Tensions have been rising between the US and Saudi Arabia "since President Joe Biden came into office promising to hold Saudi Arabia accountable for the killing of Washington Post contributor Jamal Khashoggi," the report said, adding that last week, it emerged that Biden "requested sovereign immunity for Mohammed bin Salman," in the lawsuit over Khashoggi’s murder, and on Monday, "OPEC+, the coalition of oil-producing countries heavily influenced by Saudi Arabia, announced it would increase oil production, fulfilling a long-term ask by the Biden administration."
Asked about these developments, Omar said, “Our foreign policy should not be based on a dependence on oil or the geopolitical whims of foreign despots.
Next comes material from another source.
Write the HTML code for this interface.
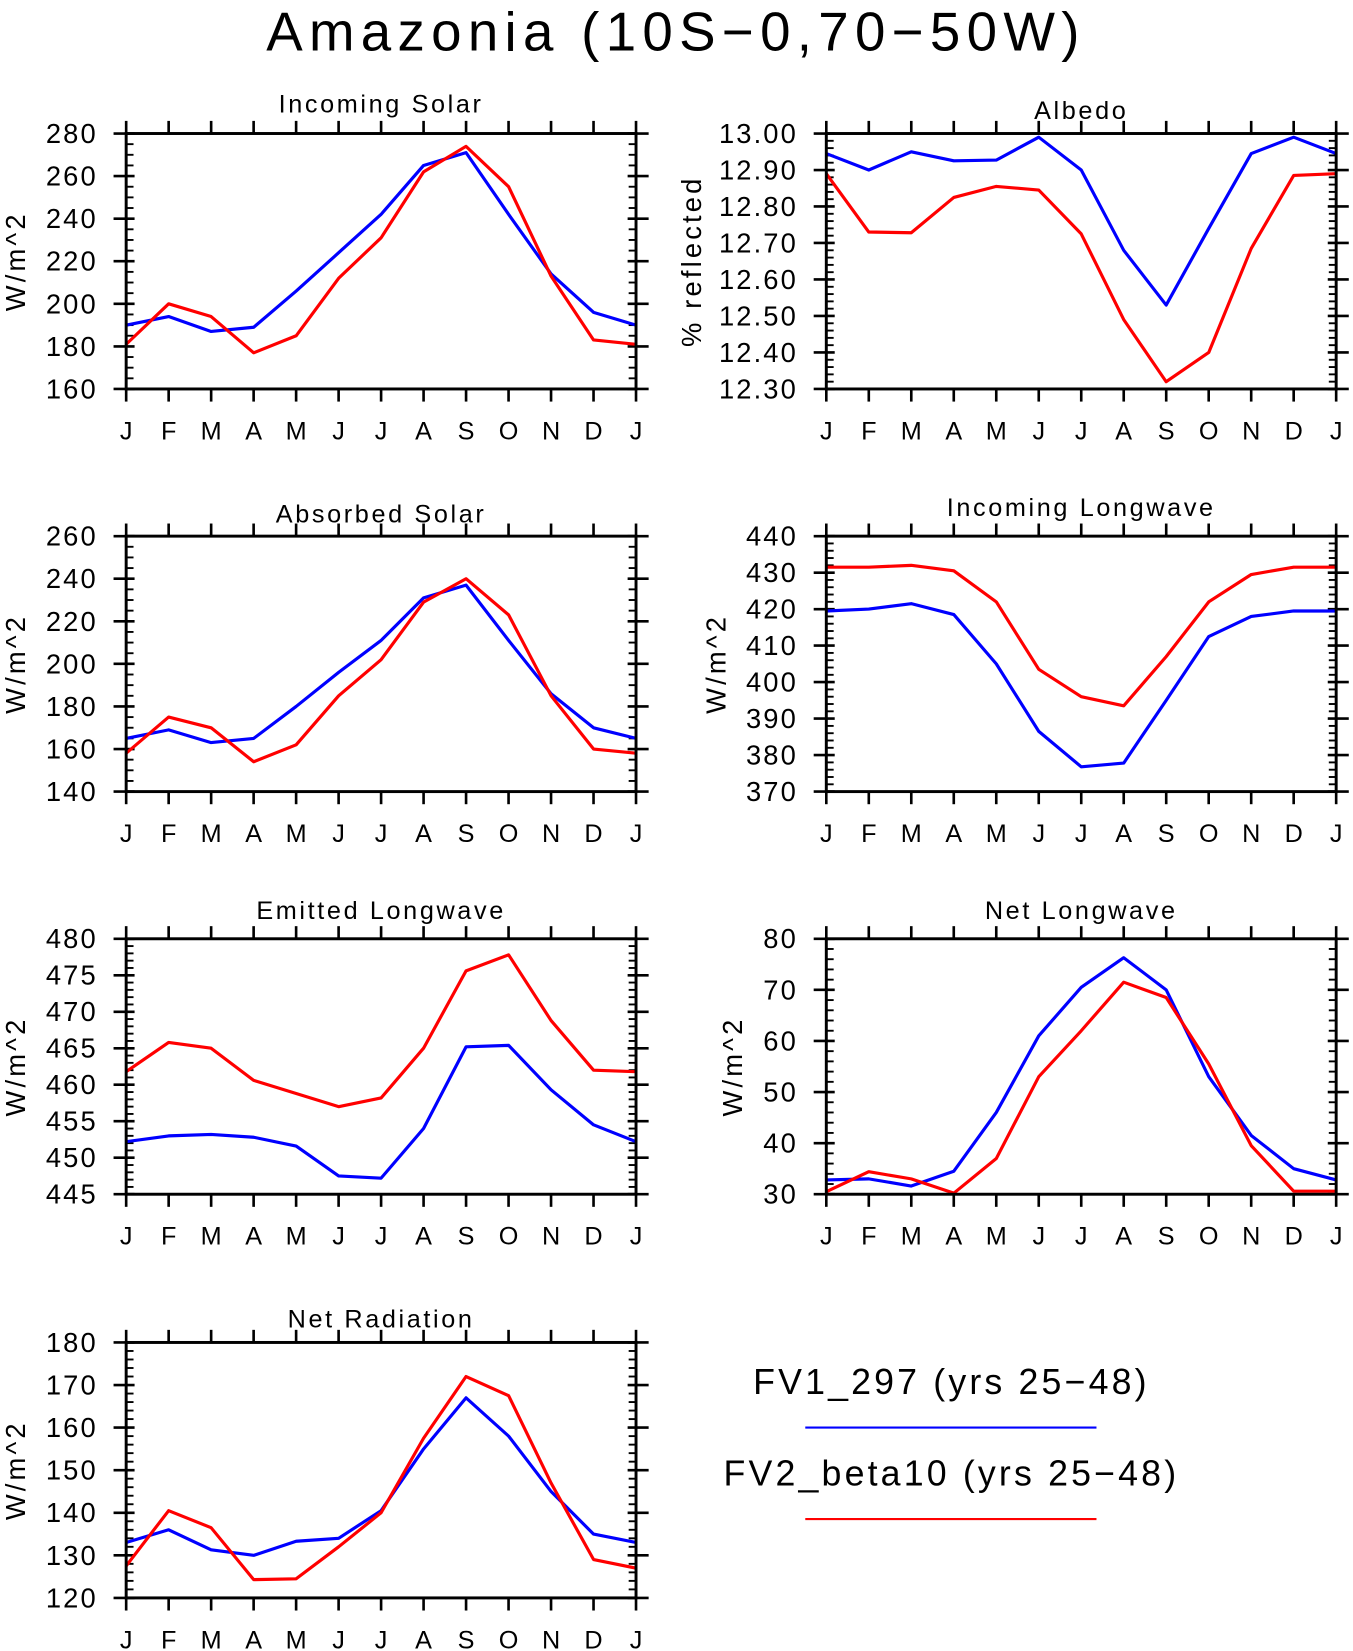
<!DOCTYPE html>
<html><head><meta charset="utf-8"><style>
html,body{margin:0;padding:0;background:#fff;}
svg{display:block;font-family:"Liberation Sans",sans-serif;}
</style></head><body>
<svg id="fig" width="1353" height="1651" viewBox="0 0 1287 1570.5" xmlns="http://www.w3.org/2000/svg">
<text x="643" y="48" font-size="52" text-anchor="middle" fill="#000" letter-spacing="6">Amazonia (10S−0,70−50W)</text>
<g>
<text x="905" y="1326" font-size="34" text-anchor="middle" letter-spacing="3">FV1_297 (yrs 25−48)</text>
<line x1="766" y1="1358" x2="1043" y2="1358" stroke="#0000ff" stroke-width="2"/>
<text x="905" y="1413" font-size="34" text-anchor="middle" letter-spacing="3">FV2_beta10 (yrs 25−48)</text>
<line x1="766" y1="1445" x2="1043" y2="1445" stroke="#ff0000" stroke-width="2"/>
</g>
</svg>
<script>
const months = ["J","F","M","A","M","J","J","A","S","O","N","D","J"];
const solarBlue = [190,194,187,189,206,224,242,265,271,242,214,196,190];
const solarRed = [181,200,194,177,185,212,231,262,274,255,213,183,181];
const albedoBlue = [12.945,12.90,12.95,12.925,12.927,12.99,12.90,12.68,12.53,12.74,12.945,12.99,12.945];
const albedoRed = [12.89,12.73,12.728,12.825,12.855,12.845,12.725,12.49,12.32,12.40,12.685,12.885,12.89];
const absBlue = [165,169,163,165,180,196,211,231,237,211,186,170,165];
const absRed = [158,175,170,154,162,185,202,229,240,223,185,160,158];
const lwInBlue = [419.5,420,421.5,418.5,405,386.5,376.8,377.8,395,412.5,418,419.5,419.5];
const lwInRed = [431.5,431.5,432,430.5,422,403.5,396,393.5,407,422,429.5,431.5,431.5];
const lwEmBlue = [452.2,453,453.2,452.8,451.6,447.5,447.2,454,465.2,465.4,459.3,454.5,452.2];
const lwEmRed = [461.8,465.8,465,460.6,458.8,457,458.2,465,475.6,477.8,468.8,462,461.8];
const netLwBlue = [32.8,33,31.6,34.5,46,61,70.5,76.3,70,53,41.5,35,32.8];
const netLwRed = [30.5,34.4,33,30.2,37,53,62,71.5,68.5,55.5,39.5,30.6,30.6];
const netRadBlue = [133,136,131.3,130,133.3,134,140.5,155,167,158,145,135,133];
const netRadRed = [127.5,140.5,136.5,124.3,124.5,132,140,157.5,172,167.5,147,129,127];
const solarTicks = [160,180,200,220,240,260,280];
const albedoTicks = [12.30,12.40,12.50,12.60,12.70,12.80,12.90,13.00];
const absTicks = [140,160,180,200,220,240,260];
const lwInTicks = [370,380,390,400,410,420,430,440];
const lwEmTicks = [445,450,455,460,465,470,475,480];
const netLwTicks = [30,40,50,60,70,80];
const netRadTicks = [120,130,140,150,160,170,180];

const NS = "http://www.w3.org/2000/svg";
const svg = document.getElementById("fig");
function mk(tag, attrs, parent){
  const e = document.createElementNS(NS, tag);
  for (const k in attrs) e.setAttribute(k, attrs[k]);
  (parent||svg).appendChild(e);
  return e;
}
const panels = [
  {name:"incoming-solar", title:"Incoming Solar", x0:120, y0:127, ticks:solarTicks, minor:4, dec:0, ylabel:"W/m^2", lx:15, blue:solarBlue, red:solarRed, ty:99},
  {name:"albedo", title:"Albedo", x0:786, y0:127, ticks:albedoTicks, minor:5, dec:2, ylabel:"% reflected", lx:658, blue:albedoBlue, red:albedoRed, ty:105},
  {name:"absorbed-solar", title:"Absorbed Solar", x0:120, y0:510, ticks:absTicks, minor:4, dec:0, ylabel:"W/m^2", lx:15, blue:absBlue, red:absRed, ty:489},
  {name:"incoming-longwave", title:"Incoming Longwave", x0:786, y0:510, ticks:lwInTicks, minor:5, dec:0, ylabel:"W/m^2", lx:681, blue:lwInBlue, red:lwInRed, ty:483},
  {name:"emitted-longwave", title:"Emitted Longwave", x0:120, y0:893, ticks:lwEmTicks, minor:5, dec:0, ylabel:"W/m^2", lx:15, blue:lwEmBlue, red:lwEmRed, ty:866},
  {name:"net-longwave", title:"Net Longwave", x0:786, y0:893, ticks:netLwTicks, minor:5, dec:0, ylabel:"W/m^2", lx:697, blue:netLwBlue, red:netLwRed, ty:866},
  {name:"net-radiation", title:"Net Radiation", x0:120, y0:1277, ticks:netRadTicks, minor:5, dec:0, ylabel:"W/m^2", lx:15, blue:netRadBlue, red:netRadRed, ty:1255}
];
const W = 485, H = 243;
panels.forEach(p => {
  const g = mk("g", {});
  
  
  const lo = p.ticks[0], hi = p.ticks[p.ticks.length-1];
  const xs = i => p.x0 + i * W / (months.length - 1);
  const ys = v => p.y0 + H - (v - lo) / (hi - lo) * H;
  const t = mk("text", {x:p.x0 + W/2, y:p.ty + 8, "font-size":24, "text-anchor":"middle", "letter-spacing":"2.5"}, g);
  t.textContent = p.title;
  
  
  const step = p.ticks[1] - p.ticks[0];
  p.ticks.forEach((v, k) => {
    const y = ys(v);
    mk("line", {x1:p.x0-12, y1:y, x2:p.x0+8, y2:y, stroke:"#000", "stroke-width":2.5}, g);
    mk("line", {x1:p.x0+W-8, y1:y, x2:p.x0+W+12, y2:y, stroke:"#000", "stroke-width":2.5}, g);
    const lb = mk("text", {x:p.x0-27, y:y+9, "font-size":26, "text-anchor":"end", "letter-spacing":"2"}, g);
    lb.textContent = v.toFixed(p.dec);
    
    
    if (k < p.ticks.length-1) {
      for (let m = 1; m < p.minor; m++) {
        const ym = ys(v + step * m / p.minor);
        mk("line", {x1:p.x0, y1:ym, x2:p.x0+7, y2:ym, stroke:"#000", "stroke-width":1.8}, g);
        mk("line", {x1:p.x0+W-7, y1:ym, x2:p.x0+W, y2:ym, stroke:"#000", "stroke-width":1.8}, g);
      }
    }
  });
  months.forEach((m, i) => {
    const x = xs(i);
    mk("line", {x1:x, y1:p.y0-12, x2:x, y2:p.y0, stroke:"#000", "stroke-width":2.5}, g);
    mk("line", {x1:x, y1:p.y0+H, x2:x, y2:p.y0+H+12, stroke:"#000", "stroke-width":2.5}, g);
    const lb = mk("text", {x:x, y:p.y0+H+48, "font-size":24, "text-anchor":"middle"}, g);
    lb.textContent = m;
    
    
  });
  const yl = mk("text", {x:0, y:0, "font-size":26, "text-anchor":"middle", "letter-spacing":"3", transform:`translate(${p.lx+9},${p.y0+H/2}) rotate(-90)`}, g);
  yl.textContent = p.ylabel;
  
  
  [["blue","#0000ff"],["red","#ff0000"]].forEach(([k,c]) => {
    const pts = p[k].map((v,i) => xs(i).toFixed(1)+","+ys(v).toFixed(1)).join(" ");
    const pl = mk("polyline", {points:pts, fill:"none", stroke:c, "stroke-width":3, "stroke-linejoin":"round"}, g);
    
    
  });
  const fr = mk("rect", {x:p.x0, y:p.y0, width:W, height:H, fill:"none", stroke:"#000", "stroke-width":2.8}, g);
  
  
});
</script>
</body></html>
It should be based on the rule of law and human rights.”
The report added that "13 members of the House of Representatives sent a letter asking Secretary of State Antony Blinken and UN Ambassador Linda Thomas-Greenfield to use their influence in these upcoming sessions to push for a reinstatement of the Group of Eminent Experts, or GEE: an independent international oversight body that previously reported on the litany of human rights abuses and war crimes carried out during the war."
The change in the relationship between the US and Saudi Arabia, they argue, "has created an opening for renewed international scrutiny of the war, which has claimed at least 375,000 lives and left the overwhelming majority of Yemen’s residents in 'desperate' condition and dependent on humanitarian aid."
Reinstating the GEE's importance has recently heightened, "after a ceasefire that had previously been brokered expired early last month," the report indicated.
Also, "human rights advocates warned that its partial allowance of Saudi Arabia’s deadly blockade — which is responsible for the lion’s share of the humanitarian catastrophe facing Yemenis — made its preservation untenable," the report said.
It is worth mentioning that a bipartisan group of nearly 50 members of Congress introduced legislation on June 1 to invoke the 1973 War Powers Resolution (WPR) to end unauthorized US military involvement in Saudi Arabia’s brutal war in Yemen, but their efforts failed.
Check out: US senators want to end US involvement in the war on Yemen
In January, Democrat lawmakers demanded that US President Joe Biden clarify the role of the United States in Yemen, in addition to the forms of support Washington is offering the Saudi-led coalition in its war on the country.
The lawmakers have also demanded that Biden avoid taking any steps that would lead to Washington becoming further involved in the devastating seven-year war.
Congressman Ro Khanna, a Democrat representative from California and staunch critic of the war, told the Middle East Eye that the White House needed to end all military support to the Saudi-led coalition effective immediately and focus on diplomacy as a means to put an end to the war.